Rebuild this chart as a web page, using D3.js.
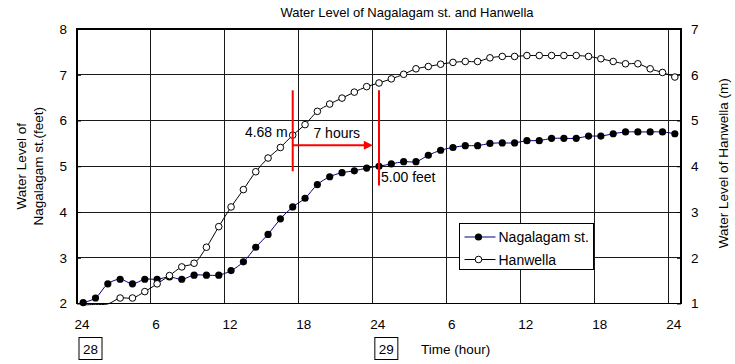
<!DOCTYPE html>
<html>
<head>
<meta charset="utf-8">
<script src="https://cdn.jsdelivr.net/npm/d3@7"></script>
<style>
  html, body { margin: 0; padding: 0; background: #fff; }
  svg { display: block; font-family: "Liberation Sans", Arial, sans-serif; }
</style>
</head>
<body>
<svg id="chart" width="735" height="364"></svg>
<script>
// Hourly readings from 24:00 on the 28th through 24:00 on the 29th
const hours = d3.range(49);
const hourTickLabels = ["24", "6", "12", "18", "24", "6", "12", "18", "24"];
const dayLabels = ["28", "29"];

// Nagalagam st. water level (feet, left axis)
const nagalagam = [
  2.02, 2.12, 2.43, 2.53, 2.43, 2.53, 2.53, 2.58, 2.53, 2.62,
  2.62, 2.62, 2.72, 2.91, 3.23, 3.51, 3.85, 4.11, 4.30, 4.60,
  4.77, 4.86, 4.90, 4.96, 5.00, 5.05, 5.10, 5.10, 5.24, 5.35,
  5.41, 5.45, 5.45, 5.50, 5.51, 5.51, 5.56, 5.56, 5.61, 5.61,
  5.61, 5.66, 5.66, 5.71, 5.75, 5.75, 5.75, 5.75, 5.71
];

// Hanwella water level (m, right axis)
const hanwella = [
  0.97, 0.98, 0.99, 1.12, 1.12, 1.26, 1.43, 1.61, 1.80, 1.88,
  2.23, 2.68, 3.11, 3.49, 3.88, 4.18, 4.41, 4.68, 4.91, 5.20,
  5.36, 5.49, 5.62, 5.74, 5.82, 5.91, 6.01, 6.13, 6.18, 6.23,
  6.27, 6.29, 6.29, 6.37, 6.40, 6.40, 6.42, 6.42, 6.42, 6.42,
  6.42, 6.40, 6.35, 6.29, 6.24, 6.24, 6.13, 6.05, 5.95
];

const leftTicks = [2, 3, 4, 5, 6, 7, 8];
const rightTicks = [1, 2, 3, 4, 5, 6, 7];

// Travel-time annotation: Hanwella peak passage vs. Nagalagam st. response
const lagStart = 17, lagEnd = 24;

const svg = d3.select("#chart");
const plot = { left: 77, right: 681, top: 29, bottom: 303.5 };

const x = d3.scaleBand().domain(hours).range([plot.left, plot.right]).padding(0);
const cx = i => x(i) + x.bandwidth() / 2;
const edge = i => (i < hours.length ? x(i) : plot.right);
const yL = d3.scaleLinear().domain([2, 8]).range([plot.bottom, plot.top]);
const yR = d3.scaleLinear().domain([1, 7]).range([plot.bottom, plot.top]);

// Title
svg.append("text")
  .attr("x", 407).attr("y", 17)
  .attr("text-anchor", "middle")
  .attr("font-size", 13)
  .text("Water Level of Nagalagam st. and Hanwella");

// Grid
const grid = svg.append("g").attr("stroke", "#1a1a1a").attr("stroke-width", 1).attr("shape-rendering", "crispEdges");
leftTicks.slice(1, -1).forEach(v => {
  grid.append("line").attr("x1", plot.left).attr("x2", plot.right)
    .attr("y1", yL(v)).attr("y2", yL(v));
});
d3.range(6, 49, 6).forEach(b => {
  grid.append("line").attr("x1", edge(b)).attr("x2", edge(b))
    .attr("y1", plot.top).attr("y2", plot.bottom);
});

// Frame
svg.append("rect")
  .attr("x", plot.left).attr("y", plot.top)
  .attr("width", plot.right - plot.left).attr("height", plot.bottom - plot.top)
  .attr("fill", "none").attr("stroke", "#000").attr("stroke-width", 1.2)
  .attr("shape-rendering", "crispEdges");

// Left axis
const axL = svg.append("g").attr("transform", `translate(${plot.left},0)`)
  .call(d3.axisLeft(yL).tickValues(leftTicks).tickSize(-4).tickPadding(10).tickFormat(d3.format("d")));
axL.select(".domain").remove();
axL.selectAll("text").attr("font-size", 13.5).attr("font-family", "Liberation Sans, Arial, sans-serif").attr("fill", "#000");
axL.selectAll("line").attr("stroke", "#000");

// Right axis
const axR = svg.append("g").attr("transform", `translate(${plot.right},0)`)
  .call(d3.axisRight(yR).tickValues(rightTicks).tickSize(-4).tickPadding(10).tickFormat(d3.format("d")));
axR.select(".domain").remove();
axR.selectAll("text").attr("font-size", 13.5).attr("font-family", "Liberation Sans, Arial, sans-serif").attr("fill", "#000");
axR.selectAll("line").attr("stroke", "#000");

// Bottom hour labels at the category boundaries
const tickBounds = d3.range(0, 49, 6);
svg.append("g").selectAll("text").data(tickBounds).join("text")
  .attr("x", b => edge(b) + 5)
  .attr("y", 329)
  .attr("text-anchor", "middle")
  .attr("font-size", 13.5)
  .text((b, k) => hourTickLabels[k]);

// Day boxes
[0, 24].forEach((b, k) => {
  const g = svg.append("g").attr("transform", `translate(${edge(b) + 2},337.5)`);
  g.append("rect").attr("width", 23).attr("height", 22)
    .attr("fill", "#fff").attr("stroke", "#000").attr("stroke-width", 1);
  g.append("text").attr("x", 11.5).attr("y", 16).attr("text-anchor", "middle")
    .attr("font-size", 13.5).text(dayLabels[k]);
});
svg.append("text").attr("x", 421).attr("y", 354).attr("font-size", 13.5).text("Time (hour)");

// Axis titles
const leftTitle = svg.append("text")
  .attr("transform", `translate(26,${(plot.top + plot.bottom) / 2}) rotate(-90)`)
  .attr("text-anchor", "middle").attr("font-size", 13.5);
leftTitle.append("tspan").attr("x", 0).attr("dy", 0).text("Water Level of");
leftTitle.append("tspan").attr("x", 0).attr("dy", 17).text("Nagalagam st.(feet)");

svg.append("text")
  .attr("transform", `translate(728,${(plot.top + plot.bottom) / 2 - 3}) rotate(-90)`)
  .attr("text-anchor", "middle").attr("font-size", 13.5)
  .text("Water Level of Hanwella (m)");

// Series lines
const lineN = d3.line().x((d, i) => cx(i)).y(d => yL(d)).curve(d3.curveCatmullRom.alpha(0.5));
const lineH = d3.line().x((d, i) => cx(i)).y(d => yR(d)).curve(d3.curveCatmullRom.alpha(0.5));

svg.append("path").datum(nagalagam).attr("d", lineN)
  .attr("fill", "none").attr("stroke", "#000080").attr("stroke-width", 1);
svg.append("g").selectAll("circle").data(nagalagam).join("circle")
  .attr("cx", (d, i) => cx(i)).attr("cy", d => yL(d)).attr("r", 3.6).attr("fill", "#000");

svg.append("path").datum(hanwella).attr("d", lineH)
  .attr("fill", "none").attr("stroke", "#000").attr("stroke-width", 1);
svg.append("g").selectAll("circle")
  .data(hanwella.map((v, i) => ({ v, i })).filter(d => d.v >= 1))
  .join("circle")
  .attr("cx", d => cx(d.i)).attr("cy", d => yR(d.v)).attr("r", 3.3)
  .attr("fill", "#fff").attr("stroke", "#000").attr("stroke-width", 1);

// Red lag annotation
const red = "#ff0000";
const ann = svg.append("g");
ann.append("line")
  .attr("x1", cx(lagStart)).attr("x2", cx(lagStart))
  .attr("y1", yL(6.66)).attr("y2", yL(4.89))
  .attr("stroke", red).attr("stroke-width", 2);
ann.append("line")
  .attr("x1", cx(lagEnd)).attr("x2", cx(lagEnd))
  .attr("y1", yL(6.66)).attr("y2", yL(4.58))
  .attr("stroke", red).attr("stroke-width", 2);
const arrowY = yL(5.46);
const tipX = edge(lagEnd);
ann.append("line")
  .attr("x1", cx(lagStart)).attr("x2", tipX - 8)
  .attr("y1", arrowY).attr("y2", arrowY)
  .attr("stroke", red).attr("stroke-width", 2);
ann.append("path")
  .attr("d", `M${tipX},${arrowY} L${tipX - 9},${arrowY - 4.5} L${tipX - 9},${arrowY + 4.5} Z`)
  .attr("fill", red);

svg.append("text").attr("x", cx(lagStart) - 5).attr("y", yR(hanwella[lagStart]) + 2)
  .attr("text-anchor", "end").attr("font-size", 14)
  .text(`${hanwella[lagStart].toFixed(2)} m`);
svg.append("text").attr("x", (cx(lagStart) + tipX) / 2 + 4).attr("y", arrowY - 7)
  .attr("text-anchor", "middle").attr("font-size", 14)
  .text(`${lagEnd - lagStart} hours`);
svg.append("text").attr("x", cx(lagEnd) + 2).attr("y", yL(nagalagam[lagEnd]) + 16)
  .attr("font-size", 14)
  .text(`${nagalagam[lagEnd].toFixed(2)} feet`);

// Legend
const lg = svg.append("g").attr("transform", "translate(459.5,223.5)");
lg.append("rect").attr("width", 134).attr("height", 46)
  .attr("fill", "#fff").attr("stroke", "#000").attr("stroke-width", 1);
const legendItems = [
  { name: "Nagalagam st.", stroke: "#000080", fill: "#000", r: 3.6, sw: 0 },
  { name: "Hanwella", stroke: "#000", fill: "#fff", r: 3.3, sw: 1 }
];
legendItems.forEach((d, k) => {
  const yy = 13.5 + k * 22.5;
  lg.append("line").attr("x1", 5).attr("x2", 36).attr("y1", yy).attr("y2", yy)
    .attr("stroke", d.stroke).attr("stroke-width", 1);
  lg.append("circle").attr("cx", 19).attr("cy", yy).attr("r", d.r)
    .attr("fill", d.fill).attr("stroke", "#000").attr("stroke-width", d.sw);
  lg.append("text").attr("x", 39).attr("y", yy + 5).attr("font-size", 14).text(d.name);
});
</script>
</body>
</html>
= = = =
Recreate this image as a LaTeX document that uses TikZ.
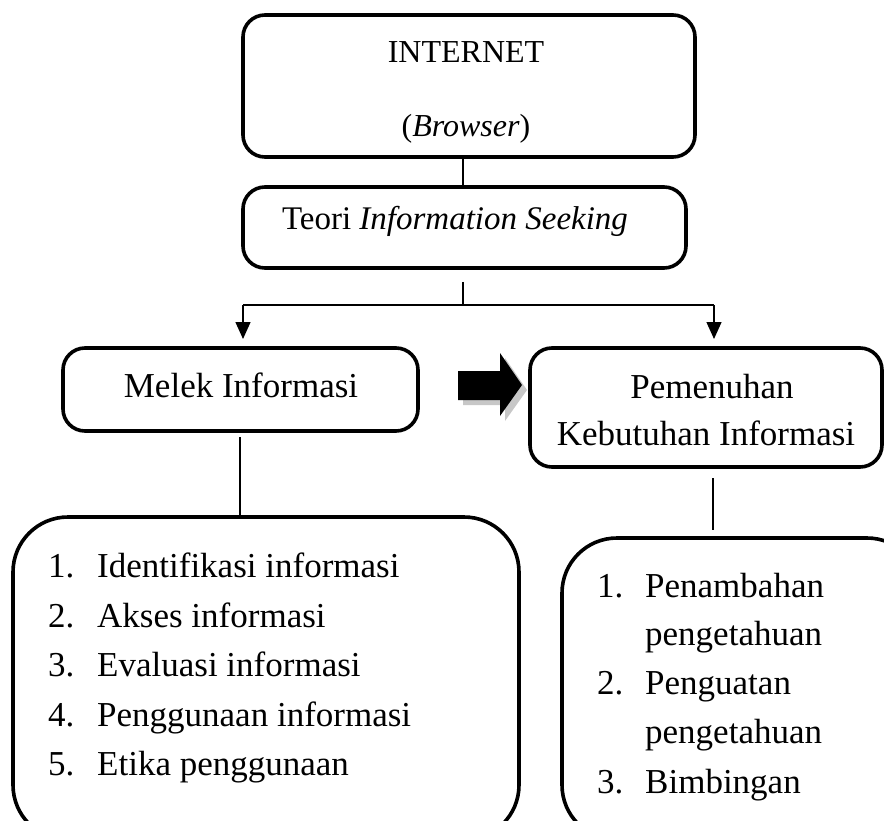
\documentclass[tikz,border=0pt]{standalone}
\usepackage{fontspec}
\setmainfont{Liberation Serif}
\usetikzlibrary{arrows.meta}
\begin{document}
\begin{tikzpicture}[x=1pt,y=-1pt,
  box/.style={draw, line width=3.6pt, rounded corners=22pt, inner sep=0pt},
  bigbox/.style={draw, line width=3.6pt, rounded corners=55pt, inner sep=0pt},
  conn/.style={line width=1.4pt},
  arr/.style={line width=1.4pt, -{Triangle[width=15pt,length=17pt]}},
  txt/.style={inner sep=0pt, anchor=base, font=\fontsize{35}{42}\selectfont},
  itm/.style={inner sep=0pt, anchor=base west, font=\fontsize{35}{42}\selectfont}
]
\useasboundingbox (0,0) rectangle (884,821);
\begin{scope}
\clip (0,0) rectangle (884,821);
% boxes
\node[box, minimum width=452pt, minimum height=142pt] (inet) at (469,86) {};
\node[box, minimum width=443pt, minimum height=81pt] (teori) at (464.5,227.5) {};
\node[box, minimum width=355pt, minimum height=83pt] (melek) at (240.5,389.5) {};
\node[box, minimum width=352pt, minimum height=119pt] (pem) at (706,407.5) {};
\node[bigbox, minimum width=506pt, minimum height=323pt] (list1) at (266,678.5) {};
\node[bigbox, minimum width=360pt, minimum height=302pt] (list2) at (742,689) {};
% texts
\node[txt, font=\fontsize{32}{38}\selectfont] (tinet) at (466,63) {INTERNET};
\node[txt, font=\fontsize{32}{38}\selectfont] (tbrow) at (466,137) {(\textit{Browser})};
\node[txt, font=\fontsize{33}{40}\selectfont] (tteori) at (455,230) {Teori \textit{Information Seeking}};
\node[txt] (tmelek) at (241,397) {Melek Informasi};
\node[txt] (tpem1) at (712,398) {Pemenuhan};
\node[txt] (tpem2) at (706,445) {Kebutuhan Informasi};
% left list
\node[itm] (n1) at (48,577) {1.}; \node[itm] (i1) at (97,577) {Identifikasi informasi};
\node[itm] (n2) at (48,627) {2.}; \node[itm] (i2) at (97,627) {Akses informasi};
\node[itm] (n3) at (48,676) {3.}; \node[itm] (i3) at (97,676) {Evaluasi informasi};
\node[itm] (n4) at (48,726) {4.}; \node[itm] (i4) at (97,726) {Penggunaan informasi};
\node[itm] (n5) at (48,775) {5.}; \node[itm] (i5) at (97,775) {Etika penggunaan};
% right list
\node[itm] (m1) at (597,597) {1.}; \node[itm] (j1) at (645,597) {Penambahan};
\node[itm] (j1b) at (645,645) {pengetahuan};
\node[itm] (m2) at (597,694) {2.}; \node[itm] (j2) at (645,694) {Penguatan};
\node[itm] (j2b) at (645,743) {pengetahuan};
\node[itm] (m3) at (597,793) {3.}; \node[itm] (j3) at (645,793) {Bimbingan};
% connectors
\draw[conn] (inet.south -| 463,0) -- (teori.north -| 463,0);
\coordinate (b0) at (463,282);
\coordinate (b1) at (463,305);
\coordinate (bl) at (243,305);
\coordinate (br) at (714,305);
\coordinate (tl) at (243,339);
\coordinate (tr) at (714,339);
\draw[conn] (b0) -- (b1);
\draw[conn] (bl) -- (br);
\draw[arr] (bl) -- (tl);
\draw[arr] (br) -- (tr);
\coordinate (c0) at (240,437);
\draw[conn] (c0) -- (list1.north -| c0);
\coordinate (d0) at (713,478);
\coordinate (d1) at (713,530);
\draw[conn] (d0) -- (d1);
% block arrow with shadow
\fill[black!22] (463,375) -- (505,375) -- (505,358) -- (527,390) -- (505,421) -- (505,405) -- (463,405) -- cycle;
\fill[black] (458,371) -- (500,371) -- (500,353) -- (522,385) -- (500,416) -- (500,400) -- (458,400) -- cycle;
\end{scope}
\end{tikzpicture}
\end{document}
= = = =
From the records above, give again only the part that opens with the line containing "Rebuild this chart" and closes with the line containing "Level of Nagalagam". Keep both ends but drop the pictures.

In response:
Rebuild this chart as a web page, using D3.js.
<!DOCTYPE html>
<html>
<head>
<meta charset="utf-8">
<script src="https://cdn.jsdelivr.net/npm/d3@7"></script>
<style>
  html, body { margin: 0; padding: 0; background: #fff; }
  svg { display: block; font-family: "Liberation Sans", Arial, sans-serif; }
</style>
</head>
<body>
<svg id="chart" width="735" height="364"></svg>
<script>
// Hourly readings from 24:00 on the 28th through 24:00 on the 29th
const hours = d3.range(49);
const hourTickLabels = ["24", "6", "12", "18", "24", "6", "12", "18", "24"];
const dayLabels = ["28", "29"];

// Nagalagam st. water level (feet, left axis)
const nagalagam = [
  2.02, 2.12, 2.43, 2.53, 2.43, 2.53, 2.53, 2.58, 2.53, 2.62,
  2.62, 2.62, 2.72, 2.91, 3.23, 3.51, 3.85, 4.11, 4.30, 4.60,
  4.77, 4.86, 4.90, 4.96, 5.00, 5.05, 5.10, 5.10, 5.24, 5.35,
  5.41, 5.45, 5.45, 5.50, 5.51, 5.51, 5.56, 5.56, 5.61, 5.61,
  5.61, 5.66, 5.66, 5.71, 5.75, 5.75, 5.75, 5.75, 5.71
];

// Hanwella water level (m, right axis)
const hanwella = [
  0.97, 0.98, 0.99, 1.12, 1.12, 1.26, 1.43, 1.61, 1.80, 1.88,
  2.23, 2.68, 3.11, 3.49, 3.88, 4.18, 4.41, 4.68, 4.91, 5.20,
  5.36, 5.49, 5.62, 5.74, 5.82, 5.91, 6.01, 6.13, 6.18, 6.23,
  6.27, 6.29, 6.29, 6.37, 6.40, 6.40, 6.42, 6.42, 6.42, 6.42,
  6.42, 6.40, 6.35, 6.29, 6.24, 6.24, 6.13, 6.05, 5.95
];

const leftTicks = [2, 3, 4, 5, 6, 7, 8];
const rightTicks = [1, 2, 3, 4, 5, 6, 7];

// Travel-time annotation: Hanwella peak passage vs. Nagalagam st. response
const lagStart = 17, lagEnd = 24;

const svg = d3.select("#chart");
const plot = { left: 77, right: 681, top: 29, bottom: 303.5 };

const x = d3.scaleBand().domain(hours).range([plot.left, plot.right]).padding(0);
const cx = i => x(i) + x.bandwidth() / 2;
const edge = i => (i < hours.length ? x(i) : plot.right);
const yL = d3.scaleLinear().domain([2, 8]).range([plot.bottom, plot.top]);
const yR = d3.scaleLinear().domain([1, 7]).range([plot.bottom, plot.top]);

// Title
svg.append("text")
  .attr("x", 407).attr("y", 17)
  .attr("text-anchor", "middle")
  .attr("font-size", 13)
  .text("Water Level of Nagalagam st. and Hanwella");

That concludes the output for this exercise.